MG – Primeiro, tenho de buscar a minha “companheira fiel” no porto e trazê-la para a garagem. A previsão de chegada do navio é início de setembro. Vou fazer uma boa limpeza nela, desmontar as partes e limpar cada uma, para deixá-la bonita como era antes. Depois, vou levá-la para a revisão mecânica, as trocas de óleo e filtros e as regulagens de rotina. Só depois disso vou pensar nas próximas viagens. Há uns lugares na Argentina onde quero ir, mas vou organizar para que as viagens caibam no período de 15 a 20 dias, o máximo que minha esposa pode se ausentar do trabalho. Para que possamos ir juntos. Minha esposa é ótima garupa. Além de não reclamar do desconforto, gosta de viajar de moto. Sou um felizardo!

Quais são os números desta jornada até o Alasca?

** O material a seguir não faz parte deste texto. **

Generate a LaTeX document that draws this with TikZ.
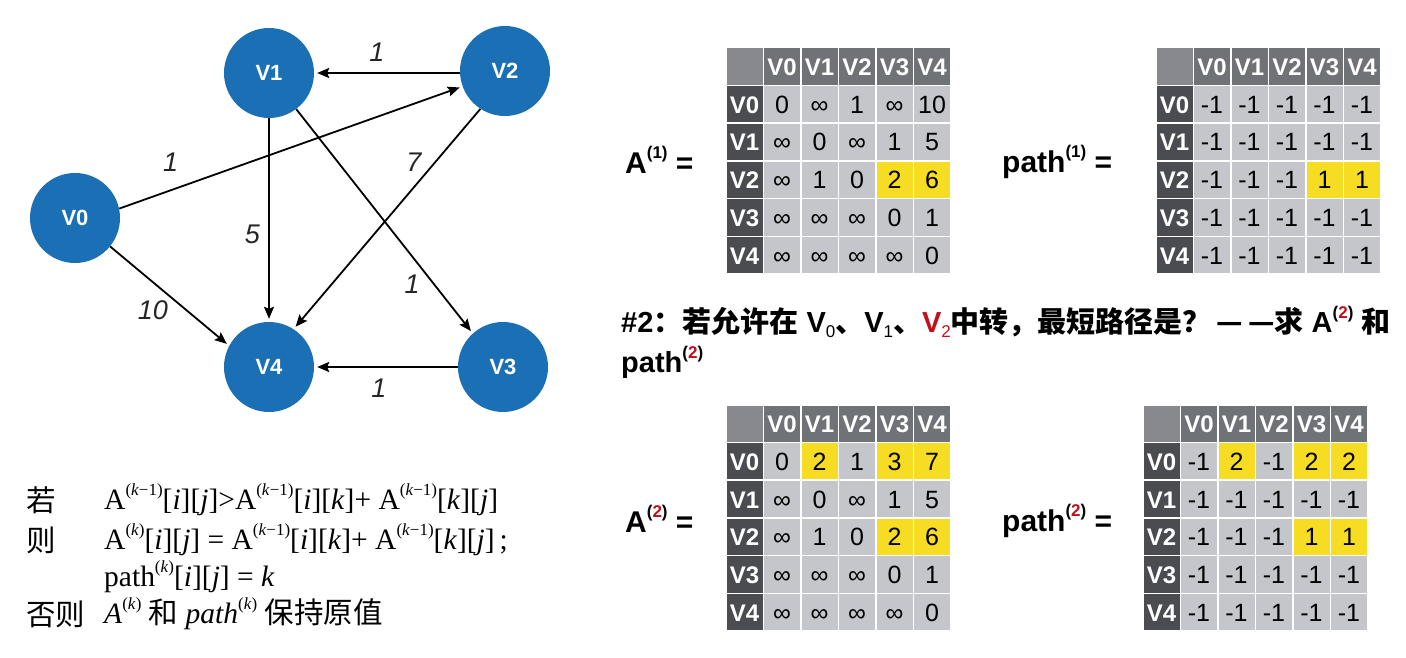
\documentclass[tikz,border=0pt]{standalone}
\usepackage{fontspec}
\usepackage{xstring}
\setmainfont{Liberation Serif}
\setsansfont{Liberation Sans}
\newfontfamily\cjk{Noto Sans CJK SC}
\usetikzlibrary{arrows.meta,positioning}
\definecolor{nodeb}{HTML}{1B6FB5}
\definecolor{cornc}{HTML}{87898E}
\definecolor{headc}{HTML}{6F7277}
\definecolor{rowc}{HTML}{4A4C51}
\definecolor{cellc}{HTML}{C5C6CB}
\definecolor{hlc}{HTML}{F6DC22}
\definecolor{redc}{HTML}{C0101A}
\newcommand\iy{∞}
\newcommand\sps[1]{\raisebox{0.48em}{\fontsize{17}{17}\selectfont #1}}
\newcommand\sbs[1]{\raisebox{-0.18em}{\fontsize{17}{17}\selectfont\mdseries #1}}
\tikzset{
  vx/.style={circle,fill=nodeb,text=white,minimum size=90pt,inner sep=0pt,font=\sffamily\bfseries\fontsize{22}{22}\selectfont},
  ar/.style={-{Stealth[length=12pt,width=10pt,inset=2pt]},line width=1.8pt,shorten >=3pt},
  wt/.style={font=\sffamily\itshape\fontsize{27}{27}\selectfont,text=black!85},
  tc/.style={draw=white,line width=1.5pt,minimum width=37.5pt,minimum height=37.7pt,inner sep=0pt,anchor=north west,text height=18pt,text depth=0pt},
  hd/.style={tc,fill=headc,text=white,font=\sffamily\bfseries\fontsize{24}{24}\selectfont},
  rh/.style={hd,fill=rowc},
  bd/.style={tc,font=\sffamily\fontsize{25}{25}\selectfont},
  lab/.style={anchor=west,inner sep=0pt,font=\sffamily\bfseries\fontsize{30}{30}\selectfont},
  hdg/.style={anchor=west,inner sep=0pt,font=\sffamily\bfseries\fontsize{29}{29}\selectfont},
  fm/.style={anchor=west,inner sep=0pt,font=\fontsize{29.5}{29.5}\selectfont}
}
% one table: name, top left corner, rows, yellow cells
\newcommand\ptab[4]{%
  \begin{scope}[shift={#2}]
    \node[tc,fill=cornc] (#1-0-0) at (0,0) {};
    \foreach \col in {1,...,5} {
      \pgfmathtruncatemacro\idx{\col-1}
      \node[hd] (#1-0-\col) at ({\col*37.5},0) {V\idx};
    }
    \foreach \row [count=\rw] in {#3} {
      \pgfmathtruncatemacro\idx{\rw-1}
      \node[rh] (#1-\rw-0) at (0,{\rw*37.7}) {V\idx};
      \foreach \v [count=\col] in \row {
        \IfSubStr{,#4,}{,\rw-\col,}{\def\fc{hlc}}{\def\fc{cellc}}
        \node[bd,fill=\fc] (#1-\rw-\col) at ({\col*37.5},{\rw*37.7}) {\v};
      }
    }
  \end{scope}}

\begin{document}
\begin{tikzpicture}[x=1pt,y=-1pt]
\useasboundingbox[fill=white] (0,0) rectangle (1406,658);

% graph
\node[vx] (v0) at (75,218) {V0};
\node[vx] (v1) at (269,73) {V1};
\node[vx] (v2) at (505,71) {V2};
\node[vx] (v3) at (503,367) {V3};
\node[vx] (v4) at (269,367) {V4};

\draw[ar] (v2.west|-v1) -- node[wt,above=7pt,pos=0.57] (w21) {1} (v1);
\draw[ar] (v0.12) -- node[wt,above=15pt,pos=0.15] (w02) {1} (v2.200);
\draw[ar] (v1) -- node[wt,left=5pt,pos=0.57] (w14) {5} (v4);
\draw[ar] (v2.237) -- node[wt,left=10pt,pos=0.24] (w24) {7} (v4.57);
\draw[ar] (v1.-53) -- node[wt,left=10pt,pos=0.78] (w13) {1} (v3.132);
\draw[ar] (v0.-39) -- node[wt,below=14pt,pos=0.36] (w04) {10} (v4.152);
\draw[ar] (v3) -- node[wt,below=8pt,pos=0.55] (w34) {1} (v4);

% rule
\node[fm] (r1) at (26,500) {\cjk 若};
\node[fm] (f1) at (104,500) {A\sps{(\textit{k}−1)}[\textit{i}][\textit{j}]>A\sps{(\textit{k}−1)}[\textit{i}][\textit{k}]+ A\sps{(\textit{k}−1)}[\textit{k}][\textit{j}]};
\node[fm] (r2) at (26,540) {\cjk 则};
\node[fm] (f2) at (104,540) {A\sps{(\textit{k})}[\textit{i}][\textit{j}] = A\sps{(\textit{k}−1)}[\textit{i}][\textit{k}]+ A\sps{(\textit{k}−1)}[\textit{k}][\textit{j}]\,;};
\node[fm] (f3) at (104,577) {path\sps{(\textit{k})}[\textit{i}][\textit{j}] = \textit{k}};
\node[fm] (r4) at (26,614) {\cjk 否则};
\node[fm] (f4) at (104,614) {\textit{A}\sps{(\textit{k})} {\cjk 和} \textit{path}\sps{(\textit{k})} {\cjk 保持原值}};

% matrices
\node[lab] (la1) at (625,160) {A\sps{(1)} =};
\node[lab] (lp1) at (1002,162) {path\sps{(1)} =};
\ptab{ta}{(725,47)}{{0,\iy,1,\iy,10},{\iy,0,\iy,1,5},{\iy,1,0,2,6},{\iy,\iy,\iy,0,1},{\iy,\iy,\iy,\iy,0}}{3-4,3-5}
\ptab{tp}{(1155,47)}{{-1,-1,-1,-1,-1},{-1,-1,-1,-1,-1},{-1,-1,-1,1,1},{-1,-1,-1,-1,-1},{-1,-1,-1,-1,-1}}{3-4,3-5}

\node[hdg] (q1) at (621,322) {\#2{\cjk\bfseries ：若允许在} V\sbs{0}{\cjk\bfseries 、}V\sbs{1}{\cjk\bfseries 、}\textcolor{redc}{V\sbs{2}}{\cjk\bfseries 中转，最短路径是？}\,{\cjk\bfseries —\,—求} A\sps{(\textcolor{redc}{2})} {\cjk\bfseries 和}};
\node[hdg] (q2) at (621,362) {path\sps{(\textcolor{redc}{2})}};

\node[lab] (la2) at (625,519) {A\sps{(\textcolor{redc}{2})} =};
\node[lab] (lp2) at (1002,521) {path\sps{(\textcolor{redc}{2})} =};
\ptab{tb}{(725,404)}{{0,2,1,3,7},{\iy,0,\iy,1,5},{\iy,1,0,2,6},{\iy,\iy,\iy,0,1},{\iy,\iy,\iy,\iy,0}}{1-2,1-4,1-5,3-4,3-5}
\ptab{tq}{(1142,404)}{{-1,2,-1,2,2},{-1,-1,-1,-1,-1},{-1,-1,-1,1,1},{-1,-1,-1,-1,-1},{-1,-1,-1,-1,-1}}{1-2,1-4,1-5,3-4,3-5}
\end{tikzpicture}
\end{document}
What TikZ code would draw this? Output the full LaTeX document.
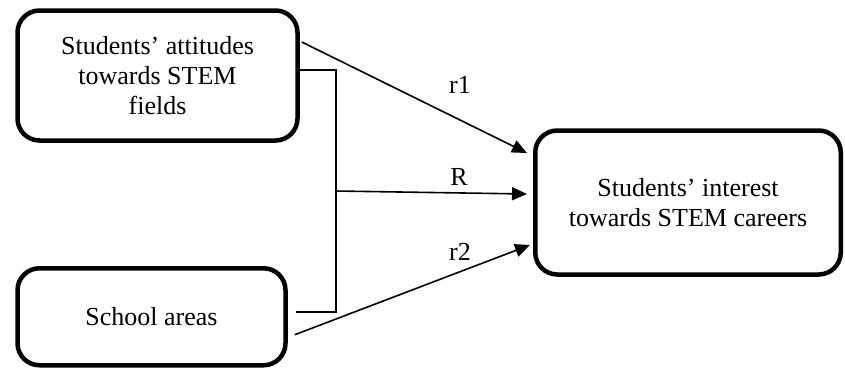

MG – Percorremos 29.325 quilômetros. Quando for buscar minha moto em Santos e voltar a BH, terei completado os 30 mil. Total de gasolina gasta: 1.384 litros. Rodamos 72 dias. Foram 23 dias parados para turismo, descanso e transposição do Darien, pois entre a Colômbia e o Panamá não há estrada transitável, é preciso embarcar a moto no avião. Por dia, percorremos, em média, 407 quilômetros. Eram sete horas e meia diariamente. Mas teve dia com quase 12 horas, outros com pouco mais de três horas. Passamos por 14 países: Brasil, Peru, Equador, Colômbia, Panamá, Costa Rica, Nicarágua, Honduras, El Salvador, Guatemala, Belize e México. Nos Estados Unidos, cruzamos Texas, Novo México, Colorado, Utah, Arizona e Califórnia até chegar ao Alasca. No Canadá, passamos pela Colúmbia Britânica e Yukon.